Perpetual or Term Royalty Interest. A royalty interest may be reserved or conveyed out of the mineral interest for a fixed or perpetual term. Typically, the mineral interest owner retains the executive rights, subject to the right of the royalty owner to participate in production. Generally, a royalty interest is owned separately from the mineral interest and the royalty owner signs only instruments relating to his or her royalty. However, the instrument creating the royalty interest should be carefully reviewed.

Proprietorships or DBA’s. A person may adopt a name in which the person acquires property and transacts business in his or her individual capacity. The sole proprietor has the sole authority to execute in behalf of such an entity. Any contract executed by a sole proprietor should recite the person’s name and also that the person is doing business as the adopted name.

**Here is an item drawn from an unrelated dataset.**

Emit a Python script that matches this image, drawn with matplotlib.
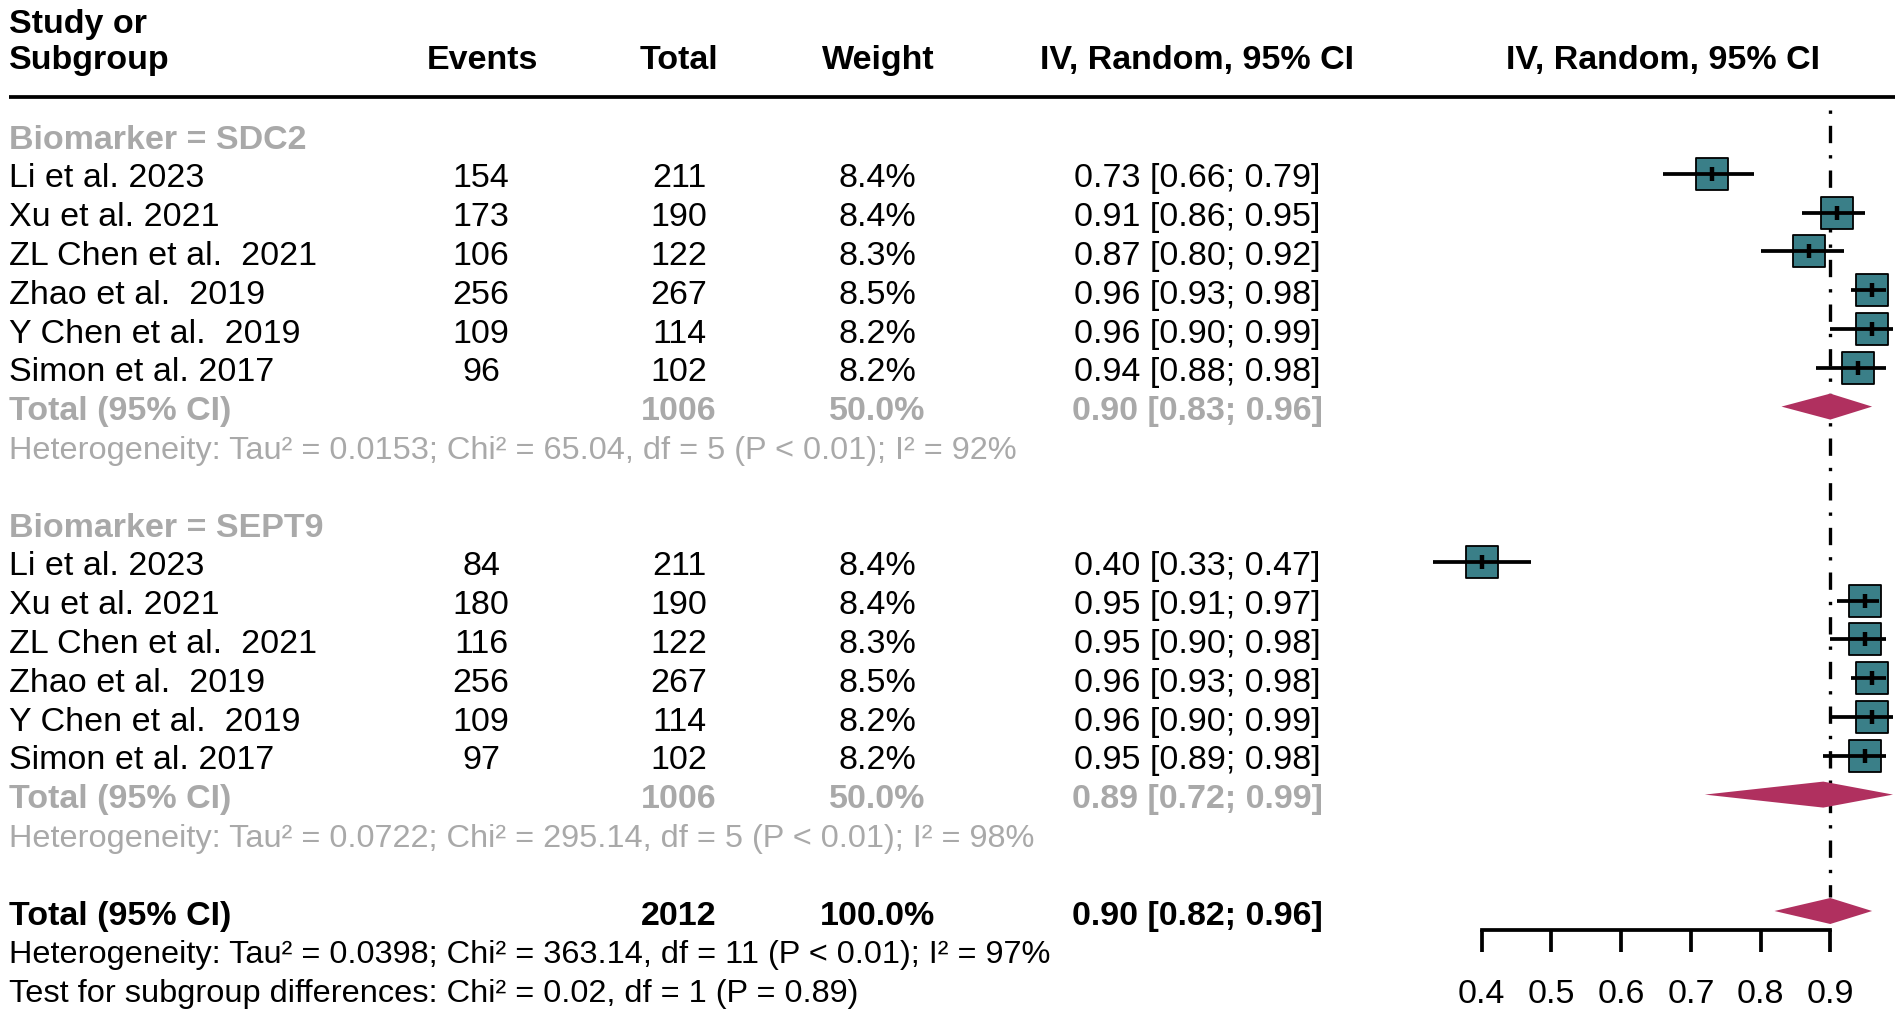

Term Mineral Interest. A mineral interest may be reserved or conveyed for either a fixed term only or a fixed term and so long thereafter as minerals are produced in paying quantities. Similar to a life estate interest, a conveyance should be obtained from both the term interest owner and the reversionary interest owner. If a lease is granted by only the term interest owner, a ratification of the lease should also be obtained from the reversionary interest owner.

Trusts. An individual or entity (the trustee) may own legal title to a property for the benefit of another. Each state’s laws and the terms of the trust agreement will govern the trustee’s authority to execute any contract and any limitations on the trustee’s powers. At a minimum, the contract should describe the grantor or grantee trust by including the name of the trust, the date of the trust, and the name(s) of the trustee(s).

As stressed above, the governing state laws and the governing entity documents are critical in determining whether the appropriate party is executing the contract. Many unintended consequences may exist by failing to consult such laws and documents.